VAEC1341 - Power of assessment: Evidence of fact: Tax cases defining sufficient
In the case of Pegasus Birds Ltd, [1999] STC 95, the Appellant claimed that assessments had been made out of time, as HMRC had been in possession of some of the information for more than one year.
In considering whether the assessments in Pegasus Birds had been made within the one year time limit, Dyson J applied the following legal principles
- The ‘Commissioners’ opinion referred in Section 73(6)(b) is an opinion as to whether they have evidence of facts sufficient to justify the making of the assessment. Evidence is the means by which facts are proved.
- The evidence in question must be sufficient to justify the making of the assessment in question.
- The knowledge referred to in Section 73(6)(b) is actual, and not constructive knowledge.
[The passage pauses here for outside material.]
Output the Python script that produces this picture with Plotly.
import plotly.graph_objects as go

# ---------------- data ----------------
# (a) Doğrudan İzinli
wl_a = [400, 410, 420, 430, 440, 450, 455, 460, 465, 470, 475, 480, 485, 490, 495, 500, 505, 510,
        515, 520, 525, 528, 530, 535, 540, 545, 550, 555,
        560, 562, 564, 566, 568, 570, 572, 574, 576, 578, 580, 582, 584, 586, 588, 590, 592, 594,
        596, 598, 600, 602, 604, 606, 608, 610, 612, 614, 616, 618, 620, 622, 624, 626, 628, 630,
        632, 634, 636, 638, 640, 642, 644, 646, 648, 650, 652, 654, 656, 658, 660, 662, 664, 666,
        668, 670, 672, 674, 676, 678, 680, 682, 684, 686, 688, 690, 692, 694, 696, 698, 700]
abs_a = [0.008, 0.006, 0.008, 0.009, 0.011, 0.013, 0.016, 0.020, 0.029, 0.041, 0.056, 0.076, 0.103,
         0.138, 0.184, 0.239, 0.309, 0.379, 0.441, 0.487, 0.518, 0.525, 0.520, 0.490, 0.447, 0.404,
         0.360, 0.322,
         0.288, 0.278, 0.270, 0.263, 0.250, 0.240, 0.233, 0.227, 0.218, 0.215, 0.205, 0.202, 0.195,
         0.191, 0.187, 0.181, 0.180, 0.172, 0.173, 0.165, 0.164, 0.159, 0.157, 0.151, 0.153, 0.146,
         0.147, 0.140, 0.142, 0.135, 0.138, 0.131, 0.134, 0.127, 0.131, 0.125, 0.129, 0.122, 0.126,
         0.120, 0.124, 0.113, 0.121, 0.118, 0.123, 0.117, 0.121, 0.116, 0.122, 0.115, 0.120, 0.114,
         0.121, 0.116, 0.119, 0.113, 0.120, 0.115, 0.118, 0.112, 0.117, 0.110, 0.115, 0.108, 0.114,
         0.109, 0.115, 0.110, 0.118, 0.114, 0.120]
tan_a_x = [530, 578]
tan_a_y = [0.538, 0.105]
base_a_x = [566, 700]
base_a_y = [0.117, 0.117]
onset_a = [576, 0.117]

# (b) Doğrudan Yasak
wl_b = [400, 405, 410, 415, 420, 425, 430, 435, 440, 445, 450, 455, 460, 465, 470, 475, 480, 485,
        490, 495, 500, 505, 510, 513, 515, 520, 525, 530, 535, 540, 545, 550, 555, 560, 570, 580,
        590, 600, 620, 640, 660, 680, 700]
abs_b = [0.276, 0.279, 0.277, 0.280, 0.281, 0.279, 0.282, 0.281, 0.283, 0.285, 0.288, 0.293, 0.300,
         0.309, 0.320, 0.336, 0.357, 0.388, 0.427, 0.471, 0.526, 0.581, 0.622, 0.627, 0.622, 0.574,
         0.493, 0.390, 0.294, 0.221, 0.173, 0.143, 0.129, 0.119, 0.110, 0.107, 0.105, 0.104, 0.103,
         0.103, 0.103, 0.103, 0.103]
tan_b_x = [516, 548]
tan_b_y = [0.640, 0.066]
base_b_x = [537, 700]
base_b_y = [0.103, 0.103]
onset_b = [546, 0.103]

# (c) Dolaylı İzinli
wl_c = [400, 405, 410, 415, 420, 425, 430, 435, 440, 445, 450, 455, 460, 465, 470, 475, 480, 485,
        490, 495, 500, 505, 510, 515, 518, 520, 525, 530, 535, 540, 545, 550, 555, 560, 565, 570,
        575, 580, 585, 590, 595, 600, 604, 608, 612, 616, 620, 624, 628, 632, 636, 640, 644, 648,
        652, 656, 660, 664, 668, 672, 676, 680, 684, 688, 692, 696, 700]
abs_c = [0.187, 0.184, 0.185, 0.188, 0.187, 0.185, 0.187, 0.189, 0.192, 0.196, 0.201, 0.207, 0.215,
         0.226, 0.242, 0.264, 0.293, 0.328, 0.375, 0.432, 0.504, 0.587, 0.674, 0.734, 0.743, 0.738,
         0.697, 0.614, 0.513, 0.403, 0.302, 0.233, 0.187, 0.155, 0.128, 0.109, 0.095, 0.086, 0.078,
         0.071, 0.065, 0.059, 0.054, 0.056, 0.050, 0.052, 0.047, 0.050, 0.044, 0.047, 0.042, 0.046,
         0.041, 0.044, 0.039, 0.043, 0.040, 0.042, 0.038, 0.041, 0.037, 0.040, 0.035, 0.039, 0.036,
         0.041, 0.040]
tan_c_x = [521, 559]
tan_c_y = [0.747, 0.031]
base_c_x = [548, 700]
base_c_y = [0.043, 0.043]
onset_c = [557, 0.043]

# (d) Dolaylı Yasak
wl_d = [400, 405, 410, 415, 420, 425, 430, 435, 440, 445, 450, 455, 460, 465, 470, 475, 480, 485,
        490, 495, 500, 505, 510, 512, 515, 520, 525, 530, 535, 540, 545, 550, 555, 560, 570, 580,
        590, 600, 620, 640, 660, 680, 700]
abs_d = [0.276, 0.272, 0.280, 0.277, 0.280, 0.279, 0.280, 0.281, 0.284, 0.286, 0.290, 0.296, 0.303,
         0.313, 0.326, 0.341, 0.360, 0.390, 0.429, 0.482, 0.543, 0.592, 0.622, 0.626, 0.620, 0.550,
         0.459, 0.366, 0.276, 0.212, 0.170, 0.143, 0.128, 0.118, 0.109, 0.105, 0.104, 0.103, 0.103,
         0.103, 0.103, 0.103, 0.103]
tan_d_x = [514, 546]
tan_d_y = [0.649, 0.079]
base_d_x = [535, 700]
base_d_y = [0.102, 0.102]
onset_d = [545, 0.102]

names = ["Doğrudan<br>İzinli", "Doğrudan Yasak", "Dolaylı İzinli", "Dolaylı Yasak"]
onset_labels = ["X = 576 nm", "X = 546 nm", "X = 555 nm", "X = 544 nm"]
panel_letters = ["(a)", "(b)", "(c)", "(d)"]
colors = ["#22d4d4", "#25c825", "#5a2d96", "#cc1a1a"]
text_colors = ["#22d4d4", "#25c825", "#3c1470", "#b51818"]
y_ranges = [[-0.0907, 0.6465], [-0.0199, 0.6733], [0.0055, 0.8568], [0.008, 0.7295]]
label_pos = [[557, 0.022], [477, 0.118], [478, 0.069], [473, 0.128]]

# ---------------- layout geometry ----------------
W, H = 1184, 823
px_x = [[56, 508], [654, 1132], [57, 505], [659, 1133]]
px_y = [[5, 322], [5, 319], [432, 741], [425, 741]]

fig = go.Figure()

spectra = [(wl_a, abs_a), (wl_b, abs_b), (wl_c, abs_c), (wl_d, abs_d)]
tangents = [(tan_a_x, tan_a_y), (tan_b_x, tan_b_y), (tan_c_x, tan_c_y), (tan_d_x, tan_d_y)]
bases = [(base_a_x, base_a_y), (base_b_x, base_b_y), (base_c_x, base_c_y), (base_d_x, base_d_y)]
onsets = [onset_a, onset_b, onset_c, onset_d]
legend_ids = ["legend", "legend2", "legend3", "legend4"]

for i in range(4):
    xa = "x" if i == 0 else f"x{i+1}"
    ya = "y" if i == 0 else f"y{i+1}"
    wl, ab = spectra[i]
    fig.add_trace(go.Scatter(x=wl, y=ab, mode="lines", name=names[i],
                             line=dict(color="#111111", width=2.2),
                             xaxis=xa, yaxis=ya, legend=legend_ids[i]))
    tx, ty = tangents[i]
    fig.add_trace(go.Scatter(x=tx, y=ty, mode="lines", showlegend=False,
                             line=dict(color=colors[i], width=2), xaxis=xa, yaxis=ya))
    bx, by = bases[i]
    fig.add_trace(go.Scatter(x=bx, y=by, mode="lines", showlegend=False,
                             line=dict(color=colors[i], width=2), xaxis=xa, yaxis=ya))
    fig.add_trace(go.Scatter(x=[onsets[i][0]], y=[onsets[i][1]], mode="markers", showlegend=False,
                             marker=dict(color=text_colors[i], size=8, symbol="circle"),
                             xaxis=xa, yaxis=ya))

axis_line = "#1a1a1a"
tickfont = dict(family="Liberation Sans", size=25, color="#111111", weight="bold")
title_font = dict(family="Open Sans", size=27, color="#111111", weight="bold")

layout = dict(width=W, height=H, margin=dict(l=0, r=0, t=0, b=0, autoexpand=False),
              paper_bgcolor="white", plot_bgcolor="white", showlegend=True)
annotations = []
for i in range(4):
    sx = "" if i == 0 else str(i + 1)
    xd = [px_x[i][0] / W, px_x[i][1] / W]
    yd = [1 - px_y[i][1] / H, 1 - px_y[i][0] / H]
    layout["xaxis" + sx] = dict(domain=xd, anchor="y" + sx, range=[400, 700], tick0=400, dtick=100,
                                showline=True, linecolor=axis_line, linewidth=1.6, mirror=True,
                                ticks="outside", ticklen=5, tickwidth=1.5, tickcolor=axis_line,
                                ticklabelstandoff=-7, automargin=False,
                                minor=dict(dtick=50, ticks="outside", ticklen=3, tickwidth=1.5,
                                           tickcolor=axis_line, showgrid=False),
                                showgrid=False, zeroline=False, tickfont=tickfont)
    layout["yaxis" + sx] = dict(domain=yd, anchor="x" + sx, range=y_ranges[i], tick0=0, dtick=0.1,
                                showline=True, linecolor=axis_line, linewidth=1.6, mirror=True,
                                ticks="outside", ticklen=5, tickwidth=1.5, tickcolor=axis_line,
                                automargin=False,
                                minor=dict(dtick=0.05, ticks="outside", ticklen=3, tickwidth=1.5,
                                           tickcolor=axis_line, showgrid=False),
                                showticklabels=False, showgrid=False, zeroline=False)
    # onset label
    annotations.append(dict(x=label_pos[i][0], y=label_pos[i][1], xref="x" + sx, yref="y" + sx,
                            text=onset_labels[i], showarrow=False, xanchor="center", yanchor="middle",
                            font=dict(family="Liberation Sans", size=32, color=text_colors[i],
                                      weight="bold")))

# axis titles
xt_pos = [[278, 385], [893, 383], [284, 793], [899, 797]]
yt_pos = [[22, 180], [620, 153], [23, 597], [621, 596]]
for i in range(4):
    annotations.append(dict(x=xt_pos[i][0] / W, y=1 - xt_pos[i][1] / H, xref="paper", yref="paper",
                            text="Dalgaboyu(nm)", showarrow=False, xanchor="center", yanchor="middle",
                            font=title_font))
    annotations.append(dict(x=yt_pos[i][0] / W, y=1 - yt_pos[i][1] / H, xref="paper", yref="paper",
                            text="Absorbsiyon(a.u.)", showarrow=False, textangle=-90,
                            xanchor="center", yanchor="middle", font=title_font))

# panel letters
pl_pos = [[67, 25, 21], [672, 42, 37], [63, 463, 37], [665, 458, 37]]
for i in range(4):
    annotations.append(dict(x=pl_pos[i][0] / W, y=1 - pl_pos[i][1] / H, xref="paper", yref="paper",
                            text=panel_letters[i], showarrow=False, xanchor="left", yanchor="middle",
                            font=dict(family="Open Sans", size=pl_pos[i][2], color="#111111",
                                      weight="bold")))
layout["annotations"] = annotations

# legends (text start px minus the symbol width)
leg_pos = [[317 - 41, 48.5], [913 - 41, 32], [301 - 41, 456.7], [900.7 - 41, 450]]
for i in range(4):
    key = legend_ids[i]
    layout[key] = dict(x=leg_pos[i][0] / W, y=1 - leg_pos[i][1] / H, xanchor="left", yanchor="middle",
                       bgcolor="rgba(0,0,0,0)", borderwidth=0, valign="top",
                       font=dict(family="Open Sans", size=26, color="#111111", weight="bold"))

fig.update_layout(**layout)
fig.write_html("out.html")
In this context, constructive knowledge means knowledge of evidence which the Commissioners do not in fact have, but which they could and would have if they had taken the necessary steps to acquire it.
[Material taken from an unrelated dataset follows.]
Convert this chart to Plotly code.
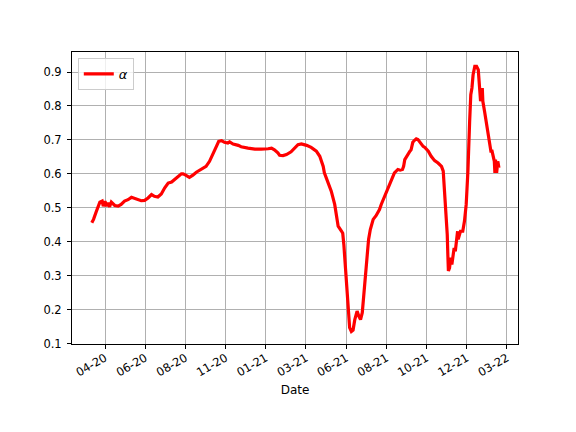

- The correct approach for a Tribunal to adopt is
- to decide what were the facts which, in the opinion of the officer making the assessment on behalf of the Commissioners, justified the making of the assessment, and
- to determine when the last piece of evidence of these facts of sufficient weight to justify the making of the assessment was communicated to the Commissioners. The period of one year runs from that date.
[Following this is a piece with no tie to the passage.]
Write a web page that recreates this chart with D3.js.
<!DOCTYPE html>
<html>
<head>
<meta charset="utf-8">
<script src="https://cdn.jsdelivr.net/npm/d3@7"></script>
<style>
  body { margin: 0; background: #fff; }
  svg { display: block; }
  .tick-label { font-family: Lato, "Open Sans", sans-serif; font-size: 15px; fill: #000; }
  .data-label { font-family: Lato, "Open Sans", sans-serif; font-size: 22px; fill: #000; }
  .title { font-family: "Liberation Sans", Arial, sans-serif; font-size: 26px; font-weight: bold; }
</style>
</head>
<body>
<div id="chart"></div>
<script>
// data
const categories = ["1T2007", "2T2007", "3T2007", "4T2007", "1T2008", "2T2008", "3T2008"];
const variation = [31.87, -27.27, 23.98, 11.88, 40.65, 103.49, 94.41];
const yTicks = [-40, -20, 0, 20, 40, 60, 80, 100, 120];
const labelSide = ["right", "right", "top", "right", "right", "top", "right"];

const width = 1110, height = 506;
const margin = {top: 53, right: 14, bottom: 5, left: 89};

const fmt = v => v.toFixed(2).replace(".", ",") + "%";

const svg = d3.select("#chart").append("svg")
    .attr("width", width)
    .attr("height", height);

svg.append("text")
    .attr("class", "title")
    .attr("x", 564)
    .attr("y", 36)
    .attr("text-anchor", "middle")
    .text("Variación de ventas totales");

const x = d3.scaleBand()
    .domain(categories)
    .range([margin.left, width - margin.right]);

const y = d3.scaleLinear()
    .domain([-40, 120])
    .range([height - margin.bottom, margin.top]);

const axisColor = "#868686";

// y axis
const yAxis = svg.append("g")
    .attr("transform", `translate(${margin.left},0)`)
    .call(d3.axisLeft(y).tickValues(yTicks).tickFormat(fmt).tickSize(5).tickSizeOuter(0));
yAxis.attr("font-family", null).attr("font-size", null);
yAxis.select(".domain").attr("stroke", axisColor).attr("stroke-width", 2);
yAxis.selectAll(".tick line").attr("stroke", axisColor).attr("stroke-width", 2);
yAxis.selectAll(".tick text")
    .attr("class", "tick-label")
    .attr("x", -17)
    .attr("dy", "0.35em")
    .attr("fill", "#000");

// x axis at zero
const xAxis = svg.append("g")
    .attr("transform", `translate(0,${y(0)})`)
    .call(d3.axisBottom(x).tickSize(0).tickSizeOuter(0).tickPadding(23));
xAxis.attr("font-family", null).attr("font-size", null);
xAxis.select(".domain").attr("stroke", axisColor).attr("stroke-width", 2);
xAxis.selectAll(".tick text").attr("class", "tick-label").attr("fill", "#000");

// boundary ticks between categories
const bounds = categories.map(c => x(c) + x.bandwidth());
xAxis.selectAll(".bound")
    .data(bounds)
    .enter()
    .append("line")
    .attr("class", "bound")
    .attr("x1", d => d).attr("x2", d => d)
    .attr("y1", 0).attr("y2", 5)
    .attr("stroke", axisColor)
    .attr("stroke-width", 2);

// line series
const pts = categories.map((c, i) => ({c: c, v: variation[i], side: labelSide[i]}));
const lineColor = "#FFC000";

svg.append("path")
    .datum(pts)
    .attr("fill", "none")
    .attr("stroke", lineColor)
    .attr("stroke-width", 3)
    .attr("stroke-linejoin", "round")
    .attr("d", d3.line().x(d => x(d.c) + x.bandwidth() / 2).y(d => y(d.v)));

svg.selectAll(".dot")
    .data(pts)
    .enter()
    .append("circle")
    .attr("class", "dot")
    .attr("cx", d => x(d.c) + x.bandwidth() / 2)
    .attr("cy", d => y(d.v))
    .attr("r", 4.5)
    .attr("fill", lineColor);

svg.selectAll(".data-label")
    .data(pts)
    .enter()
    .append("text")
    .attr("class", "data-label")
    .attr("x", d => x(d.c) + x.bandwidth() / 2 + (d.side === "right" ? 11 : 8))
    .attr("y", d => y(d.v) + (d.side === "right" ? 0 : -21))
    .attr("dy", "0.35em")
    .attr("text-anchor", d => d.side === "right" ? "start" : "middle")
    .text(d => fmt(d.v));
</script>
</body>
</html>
- An officer’s decision that the evidence of which he has knowledge is insufficient to justify making an assessment, and accordingly, his failure to make an earlier assessment, can only be challenged on Wednesbury principles, or principles analogous to Wednesbury.
- The burden is on the taxpayer to show that the assessment was made outside the time limit specified in Section 73(6)(b) of VATA.
The above legal principles were reaffirmed by the Supreme Court in DCM (Optical Holdings) Ltd [2022] UKSC [26].